# Model
Fugue’s `Model<A>` is a tiny, direct-style probabilistic programming interface. It favors explicit control flow, strong typing, and composability over magic. This page explains when and how to use `Model`, the patterns it encourages, and the architectural decisions behind it.
## Why `Model` exists
- Express probabilistic programs in plain Rust with first-class composition.
- Keep inference strategies pluggable via handlers/interpreters (e.g., prior runs, scoring, replay, MCMC).
- Make dependencies explicit using addresses and monadic control flow (no hidden globals).
## Mental model
`Model<A>` is a recipe that, when run by a handler, produces a value of type `A` and a trace with choices and weights. You build programs by chaining a small set of primitives:
- `pure(a)` — deterministic value
- `sample(addr, dist)` — draw a random choice at `addr`
- `observe(addr, dist, value)` — condition on observed `value`
- `factor(logw)` — add log-weight (soft constraint)

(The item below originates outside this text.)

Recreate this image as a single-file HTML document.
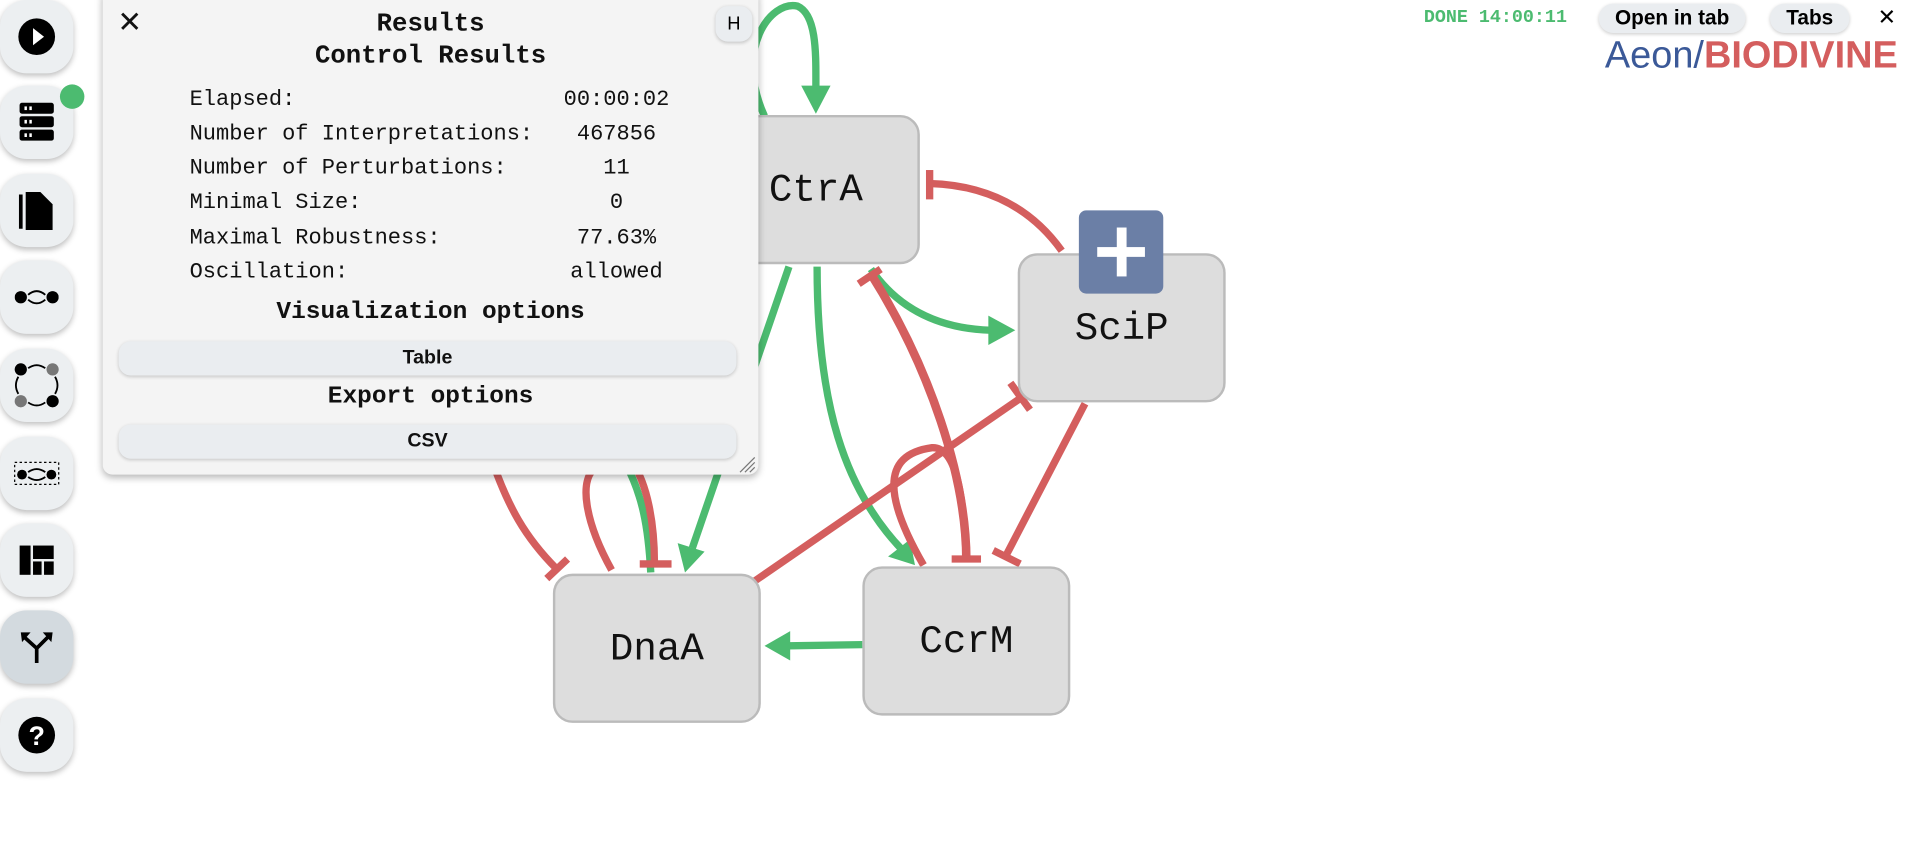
<!DOCTYPE html>
<html><head><meta charset="utf-8"><style>
html,body{margin:0;padding:0;background:#fff;width:1918px;height:867px;overflow:hidden}
#w{position:absolute;left:0;top:0;width:1568px;height:709px;transform:scale(1.22321);transform-origin:0 0;font-family:"Liberation Mono",monospace}
.btn{position:absolute;left:0;width:60px;height:60px;border-radius:22px;background:#eceff1;box-shadow:0 2px 5px rgba(0,0,0,.25);display:flex;align-items:center;justify-content:center}
.node{position:absolute;width:170px;height:122px;background:#dddddd;border:2px solid #bbb;border-radius:16px;box-sizing:border-box;display:flex;align-items:center;justify-content:center;font-size:32px;color:#111}
#panel{position:absolute;left:84px;top:-10px;width:536px;height:398px;background:#f4f4f4;border-radius:8px;box-shadow:0 2px 6px rgba(0,0,0,.3)}
.t{position:absolute;width:536px;text-align:center;color:#111}
.row{position:absolute;left:71px;font-size:18px;color:#111}
.val{position:absolute;left:360px;width:120px;text-align:center;font-size:18px;color:#111}
.pb{position:absolute;left:13px;width:505px;height:28px;border-radius:10px;background:#eaedf0;box-shadow:0 1px 3px rgba(0,0,0,.2);font-family:"Liberation Sans",sans-serif;font-weight:bold;font-size:16px;text-align:center;line-height:28px;color:#111}
.tb{position:absolute;top:3px;height:24px;border-radius:12px;background:#eaedf0;box-shadow:0 1px 3px rgba(0,0,0,.2);font-family:"Liberation Sans",sans-serif;font-weight:bold;font-size:17px;line-height:24px;text-align:center;color:#000}
</style></head><body><div id="w">
<svg style="position:absolute;left:0;top:0" width="1568" height="709">
<g fill="none" stroke-width="6">
<path d="M625 95 C600 40 630 0 652 5 C668 12 667 45 667 72" stroke="#4cbb70"/>
<polygon points="655,70 679,70 667,93" fill="#4cbb70"/>
<path d="M712 220 Q745 268 810 270" stroke="#4cbb70"/>
<polygon points="808,258 808,282 830,270" fill="#4cbb70"/>
<path d="M668 218 C668 330 690 400 738 450" stroke="#4cbb70"/>
<polygon points="726,455 744,441 748,462" fill="#4cbb70"/>
<path d="M645 218 L566 448" stroke="#4cbb70"/>
<polygon points="554,444 576,451 560,468" fill="#4cbb70"/>
<path d="M705 527 L645 528" stroke="#4cbb70"/>
<polygon points="646,516 646,540 625,528" fill="#4cbb70"/>
<path d="M512 380 C525 405 530 430 532 468" stroke="#4cbb70"/>
<path d="M868 205 Q830 152 760 150" stroke="#d45e5e"/>
<path d="M760 139 L760 163" stroke="#d45e5e"/>
<path d="M712 224 C760 300 790 390 790 458" stroke="#d45e5e" stroke-width="7"/>
<path d="M778 457 L802 457" stroke="#d45e5e"/>
<path d="M702 232 L720 220" stroke="#d45e5e"/>
<path d="M755 462 C725 410 718 372 762 366 C785 365 788 420 790 455" stroke="#d45e5e"/>
<path d="M887 330 L822 455" stroke="#d45e5e"/>
<path d="M812 450 L834 461" stroke="#d45e5e"/>
<path d="M617 475 L835 325" stroke="#d45e5e"/>
<path d="M826 313 L842 335" stroke="#d45e5e"/>
<path d="M400 370 C415 415 430 440 455 465" stroke="#d45e5e"/>
<path d="M447 473 L464 457" stroke="#d45e5e"/>
<path d="M500 466 C480 430 470 390 490 380" stroke="#d45e5e"/>
<path d="M515 375 C530 395 535 430 535 460" stroke="#d45e5e"/>
<path d="M523 461 L549 461" stroke="#d45e5e"/>
</g></svg>
<div class="node" style="left:582px;top:94px">CtrA</div>
<div class="node" style="left:832px;top:207px">SciP</div>
<div class="node" style="left:452px;top:469px">DnaA</div>
<div class="node" style="left:705px;top:463px">CcrM</div>
<div style="position:absolute;left:882px;top:172px;width:69px;height:68px;background:#6b7fa6;border-radius:6px"><div style="position:absolute;left:15px;top:30px;width:39px;height:8px;background:#fff"></div><div style="position:absolute;left:31px;top:14px;width:8px;height:40px;background:#fff"></div></div>

<div id="panel">
<div style="position:absolute;left:12px;top:14px;font-family:'Liberation Sans',sans-serif;font-size:24px;color:#111">✕</div>
<div style="position:absolute;left:501px;top:15px;width:30px;height:29px;border-radius:10px;background:#eaedf0;box-shadow:0 1px 3px rgba(0,0,0,.2);font-family:'Liberation Sans',sans-serif;font-size:15px;text-align:center;line-height:29px">H</div>
<div class="t" style="top:19px;font-size:21px;font-weight:bold">Results</div>
<div class="t" style="top:45px;font-size:21px;font-weight:bold">Control Results</div>
<div class="row" style="top:82px">Elapsed:</div><div class="val" style="top:82px">00:00:02</div>
<div class="row" style="top:110px">Number of Interpretations:</div><div class="val" style="top:110px">467856</div>
<div class="row" style="top:138px">Number of Perturbations:</div><div class="val" style="top:138px">11</div>
<div class="row" style="top:166px">Minimal Size:</div><div class="val" style="top:166px">0</div>
<div class="row" style="top:195px">Maximal Robustness:</div><div class="val" style="top:195px">77.63%</div>
<div class="row" style="top:223px">Oscillation:</div><div class="val" style="top:223px">allowed</div>
<div class="t" style="top:254px;font-size:20px;font-weight:bold">Visualization options</div>
<div class="pb" style="top:289px">Table</div>
<div class="t" style="top:323px;font-size:20px;font-weight:bold">Export options</div>
<div class="pb" style="top:357px">CSV</div>
<svg style="position:absolute;left:520px;top:383px" width="14" height="14"><g stroke="#777" stroke-width="1"><path d="M13 1 L1 13 M13 5 L5 13 M13 9 L9 13"/></g></svg>
</div>

<div class="btn" style="top:0"><svg width="32" height="32"><circle cx="16" cy="16" r="15" fill="#000"/><polygon points="13,9 13,23 22,16" fill="#fff"/></svg></div>
<div class="btn" style="top:70px"><svg width="30" height="34"><rect x="1" y="1" width="28" height="9" rx="2" fill="#000"/><rect x="1" y="12" width="28" height="9" rx="2" fill="#000"/><rect x="1" y="23" width="28" height="9" rx="2" fill="#000"/><g fill="#fff"><rect x="5" y="4" width="2" height="3"/><rect x="9" y="4" width="2" height="3"/><rect x="5" y="15" width="2" height="3"/><rect x="9" y="15" width="2" height="3"/><rect x="5" y="26" width="2" height="3"/><rect x="9" y="26" width="2" height="3"/></g></svg></div>
<div style="position:absolute;left:49px;top:69px;width:20px;height:20px;border-radius:50%;background:#4cbb70"></div>
<div class="btn" style="top:142px"><svg width="30" height="34"><path d="M2 4 V32" stroke="#000" stroke-width="3" fill="none"/><path d="M6 2 H18 L28 12 V33 H6 Z" fill="#000"/></svg></div>
<div class="btn" style="top:213px"><svg width="36" height="16"><circle cx="5" cy="8" r="5" fill="#000"/><circle cx="31" cy="8" r="5" fill="#000"/><path d="M11 6 Q18 0 25 6 M11 10 Q18 16 25 10" stroke="#000" stroke-width="1.5" fill="none"/></svg></div>
<div class="btn" style="top:285px"><svg width="38" height="38"><circle cx="6" cy="6" r="5" fill="#000"/><circle cx="32" cy="6" r="5" fill="#777"/><circle cx="6" cy="32" r="5" fill="#777"/><circle cx="32" cy="32" r="5" fill="#000"/><g stroke="#000" stroke-width="1.5" fill="none"><path d="M12 5 Q19 0 26 5 M12 33 Q19 38 26 33 M4 12 Q0 19 4 26 M34 12 Q38 19 34 26"/></g></svg></div>
<div class="btn" style="top:357px"><svg width="38" height="20"><rect x="1" y="1" width="36" height="18" fill="none" stroke="#000" stroke-dasharray="2 2"/><circle cx="7" cy="11" r="4" fill="#000"/><circle cx="31" cy="11" r="4" fill="#000"/><path d="M12 9 Q19 4 26 9 M12 13 Q19 18 26 13" stroke="#000" stroke-width="1.5" fill="none"/></svg></div>
<div class="btn" style="top:428px"><svg width="28" height="24"><rect x="0" y="0" width="9" height="24" fill="#000"/><rect x="11" y="0" width="17" height="11" fill="#000"/><rect x="11" y="13" width="7" height="11" fill="#000"/><rect x="20" y="13" width="8" height="11" fill="#000"/></svg></div>
<div class="btn" style="top:499px;background:#d3dadf"><svg width="28" height="28"><g stroke="#000" stroke-width="3" fill="none"><path d="M14 27 V15 L4 6 M14 15 L23 6"/></g><polygon points="1,2 9,2 2,10" fill="#000"/><polygon points="27,2 19,2 26,10" fill="#000"/></svg></div>
<div class="btn" style="top:571px"><svg width="32" height="32"><circle cx="16" cy="16" r="15" fill="#000"/><text x="16" y="24" text-anchor="middle" font-family="Liberation Sans" font-weight="bold" font-size="22" fill="#fff">?</text></svg></div>

<div style="position:absolute;left:1164px;top:6px;font-size:15px;font-weight:bold;color:#4cbb70">DONE 14:00:11</div>
<div class="tb" style="left:1307px;width:120px">Open in tab</div>
<div class="tb" style="left:1447px;width:65px">Tabs</div>
<div style="position:absolute;left:1535px;top:4px;font-family:'Liberation Sans',sans-serif;font-size:18px">✕</div>
<div style="position:absolute;left:1312px;top:27px;font-family:'Liberation Sans',sans-serif;font-size:31px;white-space:nowrap"><span style="color:#3b5998">Aeon/</span><span style="color:#d45e5e;font-weight:bold">BIODIVINE</span></div>
</div></body></html>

- `bind/map/and_then` — compose computations
These map to `Model`’s internal variants and are designed to remain stable across interpreters.
## Choosing the right primitive
| Deterministic transformation | `pure`, then `map` | Prefer `map` to keep probabilistic structure minimal |
| Draw a latent variable | `sample(addr, dist)` | Use stable, descriptive addresses |
| Condition on data | `observe(addr, dist, y)` | Leaves no choice in the trace; affects likelihood |
| Soft constraint / score tweak | `factor(logw)` | Use `guard(pred)` for hard constraints |
## Addressing strategy
- Use `addr!("name")` for scalar sites and `addr!("name", i)` for plates/loops.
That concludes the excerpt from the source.